We're guessing our baby dates back to the 1960s – much older than our children, but an efficient attendant to them as they grew up dredging sand and rocks on Lake Huron, and slipping (sometimes unintentionally, they claim) down the muddy slope, into the creek.
I've heard that repairing appliances older than four years is generally not economical, given the value of technological advancements. That would make trying to repair a machine that is perhaps 60 years old a fool's errand, at best.
But that's part of the allure of saving it. In addition to its role in family lore, our washing machine is kinda-sorta famous. It's the same model immortalized by William Eggleston, who helped make color photography an art form.
Our daughter saw an exhibition of Eggleston's work at the Metropolitan Museum of Art in New York City, and was stunned to see an icon of her childhood on display. She shot the accompanying photo of Eggleston's photo.
It's part of a series Eggleston shot in the 1970s. So the machine's at least 50 years old.

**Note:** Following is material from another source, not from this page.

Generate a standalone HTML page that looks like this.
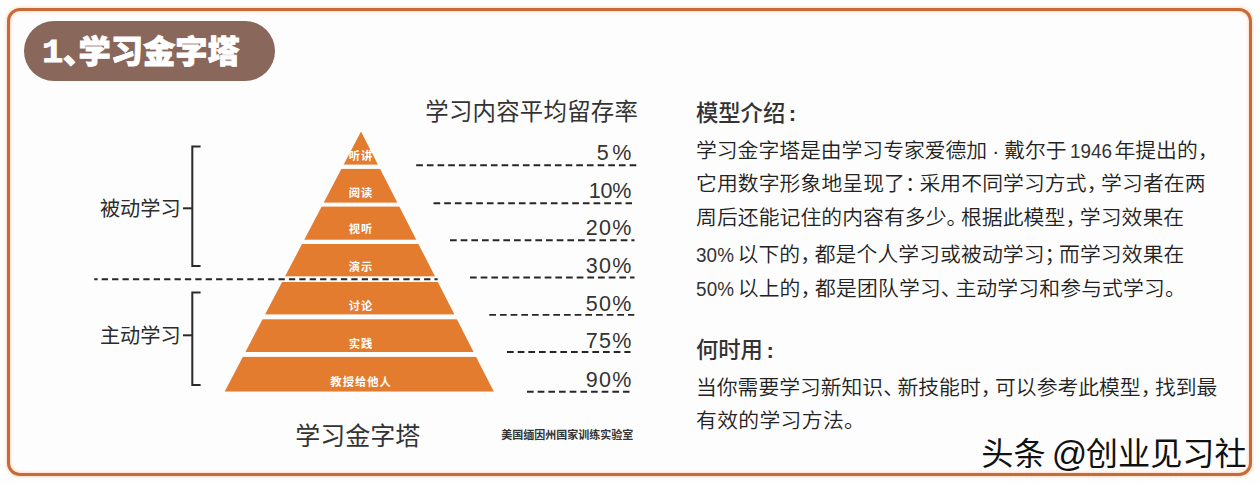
<!DOCTYPE html>
<html lang="zh-CN">
<head>
<meta charset="utf-8">
<title>学习金字塔</title>
<style>
  html, body { margin: 0; padding: 0; }
  body {
    width: 1260px; height: 484px; overflow: hidden; position: relative;
    background: #fefefe;
    font-family: "Liberation Sans", "Noto Sans CJK SC", sans-serif;
    color: #2e2e2e;
  }
  .abs { position: absolute; white-space: nowrap; line-height: 1; }
  svg.art { position: absolute; left: 0; top: 0; }

  /* outer frame */
  .frame {
    position: absolute; left: 7px; top: 8px; width: 1238.5px; height: 461.5px;
    border: 3px solid #c66b37; border-radius: 13px;
    box-shadow: inset 0 0 3px 1px #ffdcc4, 0 0 3px 0.5px #ffdcc4;
    background: #fdfdfd;
  }

  /* title badge */
  .badge {
    position: absolute; left: 24px; top: 21px; width: 251.3px; height: 60px;
    border-radius: 30px; background: #89675a;
  }
  .badge-text {
    left: 42px; top: 36px; font-size: 32.3px; font-weight: 900; color: #fff;
    letter-spacing: 0; -webkit-text-stroke: 0.8px #fff; paint-order: stroke fill;
  }
  .badge-text .one { display: inline-block; font-family: "Liberation Mono", monospace; font-weight: 700; margin-right: 1.4px; margin-left: 1px; position: relative; top: -1.3px; transform: scaleX(1.1); transform-origin: 50% 50%; }
  .badge-text .dun { display: inline-block; width: 15.6px; margin-left: -1px; }

  /* pyramid labels */
  .plabel {
    font-size: 11.3px; font-weight: 700; color: #fff; width: 120px; left: 300.6px;
    text-align: center; letter-spacing: 1px; text-indent: 1px;
  }

  .side { font-size: 20.2px; font-weight: 400; left: 99.9px; color: #2b2b2b; }
  .pct  { font-size: 21.5px; font-weight: 400; color: #333; width: 80px; left: 552.5px; text-align: right; letter-spacing: 1.2px; }
  .hdr  { font-size: 23.4px; font-weight: 400; left: 425.3px; top: 100.6px; color: #333; letter-spacing: 0.25px; }
  .cap  { font-size: 25px; font-weight: 400; left: 295.3px; top: 423.5px; color: #333; }
  .src  { font-size: 11px; font-weight: 700; left: 501.3px; top: 430.3px; color: #333; }

  .h2   { font-size: 22.3px; font-weight: 500; left: 696px; color: #333; }
  .line { font-size: 20.8px; font-weight: 350; left: 696px; color: #222;
          white-space: nowrap; }
  .line.nj { text-align: left; text-align-last: left; white-space: nowrap; }
  .line .d { display: inline-block; font-size: 20.5px; transform: scaleX(0.92); transform-origin: 0 50%; margin: 0 0.2px 0 0; color: #333; }
  .line .d.y { margin: 0 -0.7px 0 3px; }
  .line .p { margin-right: -0.31em; }
  .line .m { display: inline-block; width: 0.82em; text-align: center; }
  .h2 .co { font-weight: 700; margin-left: 3.5px; }

  .wm {
    left: 981.3px; top: 438px; font-size: 32.2px; font-style: normal; color: #111;
    font-weight: 400;
    word-spacing: -3px;
    text-shadow: -1px -1px 0 #fff, 1px 1px 0 #fff, -1.5px 0 0 #fff, 0 -1.5px 0 #fff, 1px -1px 0 #fff, -1px 1px 0 #fff;
  }
  .wm .at { font-size: 35px; margin-right: -1.4px; line-height: 0; position: relative; top: 1px; }
</style>
</head>
<body>
<div class="frame"></div>

<div class="badge"></div>
<div class="abs badge-text"><span class="one">1</span><span class="dun">、</span>学习金字塔</div>

<svg class="art" width="1260" height="484" viewBox="0 0 1260 484">
  <defs>
    <clipPath id="tri">
      <polygon points="361,131.5 493.9,391.7 224.6,391.7"/>
    </clipPath>
  </defs>
  <!-- pyramid layers -->
  <g clip-path="url(#tri)" fill="#e37c2e">
    <rect x="200" y="120"   width="320" height="44.6"/>
    <rect x="200" y="168.9" width="320" height="33.7"/>
    <rect x="200" y="206.6" width="320" height="33.1"/>
    <rect x="200" y="244"   width="320" height="32.3"/>
    <rect x="200" y="282" width="320" height="32.4"/>
    <rect x="200" y="319.3" width="320" height="32.7"/>
    <rect x="200" y="356.9" width="320" height="34.8"/>
  </g>

  <!-- long divider -->
  <g stroke="#262626" stroke-width="1.9" fill="none">
    <line x1="94.2"  y1="279.3" x2="437.6" y2="279.3" stroke-dasharray="6.3 4.1" stroke-dashoffset="2.9"/>
  </g>
  <!-- percentage guide lines -->
  <g stroke="#262626" stroke-width="1.9" stroke-dasharray="6.7 3.97" fill="none">
    <line x1="416.2" y1="165.3" x2="636.5" y2="165.3"/>
    <line x1="433.5" y1="203.3" x2="632"   y2="203.3"/>
    <line x1="450"   y1="240.2" x2="634.5" y2="240.2"/>
    <line x1="470"   y1="277.5" x2="634.5" y2="277.5"/>
    <line x1="489.3" y1="314.9" x2="634.3" y2="314.9"/>
    <line x1="507"   y1="352"   x2="630.5" y2="352"/>
    <line x1="527"   y1="391.7" x2="629.5" y2="391.7"/>
  </g>

  <!-- brackets -->
  <g stroke="#2a2a2a" stroke-width="2" fill="none" stroke-linejoin="miter">
    <polyline points="200.6,146.5 192.3,146.5 192.3,266.1 200.6,266.1"/>
    <line x1="183" y1="208.3" x2="192.3" y2="208.3"/>
    <polyline points="200.6,292.4 192.3,292.4 192.3,384.9 200.6,384.9"/>
    <line x1="183" y1="335.3" x2="192.3" y2="335.3"/>
  </g>
</svg>

<!-- pyramid labels -->
<div class="abs plabel" style="top:151.0px">听讲</div>
<div class="abs plabel" style="top:188.4px">阅读</div>
<div class="abs plabel" style="top:224.1px">视听</div>
<div class="abs plabel" style="top:261.6px">演示</div>
<div class="abs plabel" style="top:300.7px">讨论</div>
<div class="abs plabel" style="top:338.9px">实践</div>
<div class="abs plabel" style="top:376.5px">教授给他人</div>

<!-- side labels -->
<div class="abs side" style="top:199.2px">被动学习</div>
<div class="abs side" style="top:326.2px">主动学习</div>

<!-- header + percentages -->
<div class="abs hdr">学习内容平均留存率</div>
<div class="abs pct" style="top:142.9px;letter-spacing:3.4px;margin-left:2.2px">5%</div>
<div class="abs pct" style="top:181.0px;letter-spacing:-0.3px;margin-left:-1.5px">10%</div>
<div class="abs pct" style="top:218.4px">20%</div>
<div class="abs pct" style="top:255.5px">30%</div>
<div class="abs pct" style="top:293.8px">50%</div>
<div class="abs pct" style="top:331.0px">75%</div>
<div class="abs pct" style="top:369.7px">90%</div>

<div class="abs cap">学习金字塔</div>
<div class="abs src">美国缅因州国家训练实验室</div>

<!-- right text -->
<div class="abs h2" style="top:103.4px">模型介绍<span class="co">:</span></div>
<div class="abs line" style="top:141.2px">学习金字塔是由学习专家爱德加<span class="m">·</span>戴尔于<span class="d y">1946</span>年提出的<span class="p">，</span></div>
<div class="abs line" style="top:174px;letter-spacing:0.1px">它用数字形象地呈现了<span class="p">：</span>采用不同学习方式<span class="p">，</span>学习者在两</div>
<div class="abs line" style="top:208px;letter-spacing:0.08px">周后还能记住的内容有多少<span class="p">。</span>根据此模型<span class="p">，</span>学习效果在</div>
<div class="abs line" style="top:245.3px;letter-spacing:0.1px"><span class="d">30%</span>以下的<span class="p">，</span>都是个人学习或被动学习<span class="p">；</span>而学习效果在</div>
<div class="abs line" style="top:278.6px;letter-spacing:0.16px"><span class="d">50%</span>以上的<span class="p">，</span>都是团队学习<span class="p">、</span>主动学习和参与式学习<span class="p">。</span></div>

<div class="abs h2" style="top:340px">何时用<span class="co">:</span></div>
<div class="abs line" style="top:377.8px">当你需要学习新知识<span class="p">、</span>新技能时<span class="p">，</span>可以参考此模型<span class="p">，</span>找到最</div>
<div class="abs line nj" style="top:411.4px;letter-spacing:0.35px">有效的学习方法<span class="p">。</span></div>

<div class="abs wm">头条 <span class="at">@</span>创业见习社</div>
</body>
</html>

But with the word “Automatic” proudly emblazoned on the front (as if there were another kind – manual? really?), I'm thinking it's more likely vintage 1960s.
Luckily the leak from the bottom of the machine only emits about one bath towel's worth of water each outing, so we have some time to find out what's ailing the old girl.
Since geriatric appliances are out of vogue – gauche, even – finding a “doctor” with knowledge of her vintage is another obstacle.
So, we're bracing ourselves for The End.
The cruelest blow? We know it's unlikely we'll find a replacement as hale and hearty.